Sorting Sexuality

Sorting Sexuality

• Join us for Selah tonight at 7:00p. We’ll pray over what God has been teaching us during Covid-19. ALSO, we’ll have evening worship this Sunday at 5:00p in the east parking lot. Lawn chairs, masks, awesome music. The topic is the necessity and historicity of the Resurrection. The truth matters. And increasingly we’ll find just how much it matters.

• It won’t seem like it at first, but this note is about how this culture came to its current posture on human sexuality.

• Paul has a startling phrase where he says the Universe was made in the way it was so that Christ might be “preeminent in all things” (Col 1:15-20). That preeminence extends to our own hearts and lives. So Jesus can say he must be “your first love” (Rev 2:4), and the rest of your life will eventually sort itself out. I don’t mean by this that life will be easy, which God never promises, but that you will have clarity of purpose and direction when you need it (Prov 3:5-8 and Jer 10:23). The center of our lives is Christ “in whom are all the treasures of wisdom and knowledge,” and what comes next is crucial: “I say this in order that no one may delude you with plausible arguments” (Col 2:3), meaning any way of thinking about life that replaces the singular pursuit of Christ. What follows is one illustration of how holding Christ preeminent (or not) shapes how Christians engage society on sexuality and social justice.

• Several years ago a friend and pastor learned that one of his son’s close friends, whose family had been in the church for several years, had come out as gay. If I remember right, both families were close and had been for some time. What followed was the need for my friend, the pastor, to have difficult and delicate conversations with his friends, the parents. Though my friend understood the need for love, patience, and gentleness in what was for the family an unprecedented moment, the conversation(s) did not go well. In the end, the parents sided with their son, changed their views on the Bible and homosexuality, and left the church. This is our moment in time: the horizontal dominates the vertical, the immanent controls the transcendent, the physical displaces the metaphysical. We fret about where we stand relative to the significant people in our lives (and sometimes the insignificant). Meanwhile the presence of God, as David Wells said, is weightless. This is the infamous transfer of worship in Rom 1:21-27 and it’s the reason for the current culture of human sexuality, namely, “…God gave them up.” Disordered human sexuality is only a symptom, not the actual problem.

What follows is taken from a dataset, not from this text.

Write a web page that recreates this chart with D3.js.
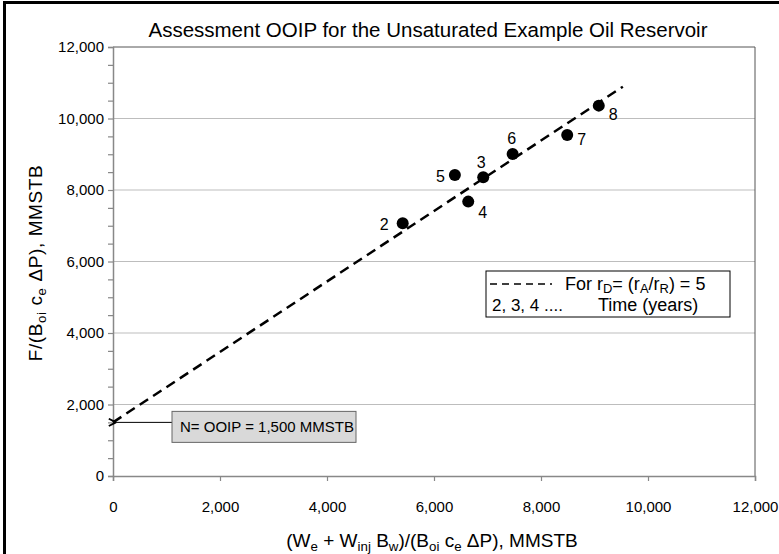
<!DOCTYPE html>
<html>
<head>
<meta charset="utf-8">
<script src="https://cdn.jsdelivr.net/npm/d3@7"></script>
<style>
  body { margin: 0; background: #fff; }
  svg { font-family: "Liberation Sans", Arial, sans-serif; }
</style>
</head>
<body>
<svg id="chart" width="779" height="554"></svg>
<script>
// data
const years = ["2", "3", "4", "5", "6", "7", "8"];
const xVals = [5415, 6920, 6640, 6390, 7470, 8490, 9080];
const yVals = [7070, 8355, 7675, 8420, 9005, 9540, 10360];
const fitX = [0, 9530];
const fitY = [1500, 10890];
const xTicks = [0, 2000, 4000, 6000, 8000, 10000, 12000];
const yTicks = [0, 2000, 4000, 6000, 8000, 10000, 12000];
const ooip = 1500;

// where each year label sits relative to its dot
const labelPos = {
  "2": [-14, 1, "end"], "3": [-2, -15, "middle"], "4": [10, 10, "start"],
  "5": [-10, 1, "end"], "6": [-1, -16, "middle"], "7": [10, 4, "start"],
  "8": [10, 8, "start"]
};

const svg = d3.select("#chart");
const mLeft = 113, mRight = 755, mTop = 47, mBottom = 476;

const x = d3.scaleLinear().domain([0, 12000]).range([mLeft, mRight]);
const y = d3.scaleLinear().domain([0, 12000]).range([mBottom, mTop]);
const fmt = d3.format(",");

// outer frame (only top and left are inside the picture)
svg.append("rect")
  .attr("x", 4.5).attr("y", 2.5)
  .attr("width", 800).attr("height", 600)
  .attr("fill", "none").attr("stroke", "#000").attr("stroke-width", 3);

// gridlines
svg.append("g")
  .selectAll("line")
  .data(yTicks.filter(d => d > 0 && d < 12000))
  .enter()
  .append("line")
  .attr("x1", mLeft).attr("x2", mRight)
  .attr("y1", d => y(d)).attr("y2", d => y(d))
  .attr("stroke", "#bdbdbd").attr("stroke-width", 1.2);

// plot area top/right border
svg.append("path")
  .attr("d", `M${mLeft},${mTop}H${mRight}V${mBottom}`)
  .attr("fill", "none").attr("stroke", "#555").attr("stroke-width", 1);

// y axis with minor ticks every 500
const yAxis = d3.axisLeft(y).tickValues(d3.range(0, 12001, 500))
  .tickSize(5).tickFormat(d => (d % 2000 === 0 ? fmt(d) : ""));
const gy = svg.append("g").attr("transform", `translate(${mLeft},0)`).call(yAxis);
gy.select(".domain").attr("stroke", "#888").attr("stroke-width", 1.5);
gy.selectAll(".tick line").attr("stroke", "#888").attr("stroke-width", 1.2);
gy.selectAll(".tick text")
  .attr("x", -9).attr("font-size", 15).attr("fill", "#000")
  .attr("font-family", "Liberation Sans, Arial, sans-serif");

// x axis
const xAxis = d3.axisBottom(x).tickValues(xTicks).tickSize(5).tickFormat(fmt);
const gx = svg.append("g").attr("transform", `translate(0,${mBottom})`).call(xAxis);
gx.select(".domain").attr("stroke", "#888").attr("stroke-width", 1.5);
gx.selectAll(".tick line").attr("stroke", "#888").attr("stroke-width", 1.2);
gx.selectAll(".tick text")
  .attr("y", 25).attr("font-size", 15).attr("fill", "#000")
  .attr("font-family", "Liberation Sans, Arial, sans-serif");

// dashed fit line
svg.append("line")
  .attr("x1", x(fitX[0])).attr("y1", y(fitY[0]))
  .attr("x2", x(fitX[1])).attr("y2", y(fitY[1]))
  .attr("stroke", "#000").attr("stroke-width", 2.5)
  .attr("stroke-dasharray", "10,6");

// points
const pts = years.map((t, i) => ({ t, x: xVals[i], y: yVals[i] }));
svg.append("g")
  .selectAll("circle")
  .data(pts)
  .enter()
  .append("circle")
  .attr("cx", d => x(d.x)).attr("cy", d => y(d.y))
  .attr("r", 6).attr("fill", "#000");

svg.append("g")
  .selectAll("text")
  .data(pts)
  .enter()
  .append("text")
  .attr("x", d => x(d.x) + labelPos[d.t][0])
  .attr("y", d => y(d.y) + labelPos[d.t][1] + 6)
  .attr("text-anchor", d => labelPos[d.t][2])
  .attr("font-size", 16)
  .text(d => d.t);

// title
svg.append("text")
  .attr("x", 428).attr("y", 37)
  .attr("text-anchor", "middle").attr("font-size", 20.5)
  .text("Assessment OOIP for the Unsaturated Example Oil Reservoir");

// helper for text with subscripts: parts = [[text, isSub], ...]
function richText(sel, parts, size, ratio = 0.7, drop = 4) {
  let wasSub = false;
  parts.forEach(([s, sub]) => {
    const ts = sel.append("tspan").text(s);
    if (sub) {
      ts.attr("font-size", size * ratio).attr("dy", wasSub ? 0 : drop);
    } else {
      ts.attr("dy", wasSub ? -drop : 0);
    }
    wasSub = !!sub;
  });
}

// x axis title
const xt = svg.append("text")
  .attr("x", 432).attr("y", 547)
  .attr("text-anchor", "middle").attr("font-size", 19);
richText(xt, [["(W", 0], ["e", 1], [" + W", 0], ["inj", 1], [" B", 0], ["w", 1],
  [")/(B", 0], ["oi", 1], [" c", 0], ["e", 1], [" \u0394P), MMSTB", 0]], 19);

// y axis title
const yt = svg.append("text")
  .attr("transform", `translate(42,263) rotate(-90)`)
  .attr("text-anchor", "middle").attr("font-size", 19)
  .attr("letter-spacing", 0.6);
richText(yt, [["F/(B", 0], ["oi", 1], [" c", 0], ["e", 1], ["  \u0394P), MMSTB", 0]], 19);

// legend box
const lg = svg.append("g").attr("transform", "translate(486,271)");
lg.append("rect").attr("width", 244).attr("height", 46)
  .attr("fill", "#fff").attr("stroke", "#000").attr("stroke-width", 1);
lg.append("line").attr("x1", 4).attr("x2", 66).attr("y1", 13).attr("y2", 13)
  .attr("stroke", "#000").attr("stroke-width", 1.5).attr("stroke-dasharray", "7,5");
const l1 = lg.append("text").attr("x", 79).attr("y", 19).attr("font-size", 18);
richText(l1, [["For  r", 0], ["D", 1], ["= (r", 0], ["A", 1], ["/r", 0], ["R", 1], [") = 5", 0]], 18, 0.72, 3);
lg.append("text").attr("x", 6).attr("y", 40).attr("font-size", 17)
  .text("2, 3, 4 ....");
lg.append("text").attr("x", 112).attr("y", 40).attr("font-size", 18)
  .text("Time (years)");

// OOIP callout
const cy = y(ooip);
svg.append("defs").append("marker")
  .attr("id", "arr").attr("viewBox", "0 0 10 10").attr("refX", 1).attr("refY", 5)
  .attr("markerWidth", 9).attr("markerHeight", 9).attr("orient", "auto")
  .append("path").attr("d", "M1,5 L9,1 M1,5 L9,9").attr("fill", "none")
  .attr("stroke", "#000").attr("stroke-width", 2);
svg.append("line")
  .attr("x1", 172).attr("x2", x(0) + 3).attr("y1", cy).attr("y2", cy)
  .attr("stroke", "#000").attr("stroke-width", 1)
  .attr("marker-end", "url(#arr)");
svg.append("rect")
  .attr("x", 172).attr("y", cy - 11).attr("width", 184).attr("height", 31)
  .attr("fill", "#d9d9d9").attr("stroke", "#666").attr("stroke-width", 1);
svg.append("text")
  .attr("x", 180).attr("y", cy + 10).attr("font-size", 15)
  .text("N= OOIP = 1,500 MMSTB");
</script>
</body>
</html>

• Christians in theologically conservative churches tend to think rapidly-changing sexual mores are like a barbarian horde pounding on the city gates. But the truth is that the problem is already inside the city. Most of us are simply not prepared to choose Christ over and against our own children (I confess to being horrified by the thought of it). Jesus knew such crises would come, so he taught things that seemed needlessly harsh at the time: “I have not come to bring peace, but a sword. For I have come to set a man against his father, and a daughter against her mother, and a daughter-in-law against her mother-in-law. And a person’s enemies will be those of his own household” (Mt 10:34ff). Or even harsher, “If anyone comes to me and does not hate his own father and mother and wife and children and brothers and sisters, yes, and even his own life, he cannot be my disciple” (Lk 14:28). Pastors don’t teach such passages because they alienate people. Jesus uses them to clear our heads, to make us decide, to sort us. We forget that Abraham’s near-sacrifice of Isaac is the foundational story of love, parenting, and worship, not a bizarre narrative tangent.

• There is a unique character to a life that is fully and ultimately centered on Christ, and it is rare, even in careful churches. It is that character, that unique counter-cultural clarity and beauty-of-soul that our children need from us right now, a clarity and beauty that society needs from us. In the past I’ve said that so much of Christianity in America is like inoculation: we acquire just enough of it in our churches and homes to ensure we never catch the full disease. What the Church needs right now, especially in light of a past year so filled with “delusions and plausible arguments,” is a life-threatening case of Christ preeminent, Christ the source of wisdom and knowledge, Christ and him crucified.

• But be ready in your heart to pay a high price. As Jesus said, “Then they will deliver you up to tribulation and put you to death, and you will be hated by all nations for my name’s sake. And then many will fall away and betray one another and hate one another. And many false prophets will arise and lead many astray. And because lawlessness will be increased, the love of many will grow cold. But the one who endures to the end will be saved. And this gospel of the kingdom will be proclaimed throughout the whole world as a testimony to all nations, and then the end will come” (Mt 24). You can’t save the world, maybe not even your family, but you can bear faithful testimony and endure to the end — and God may use that to save far more than you had dared to hope.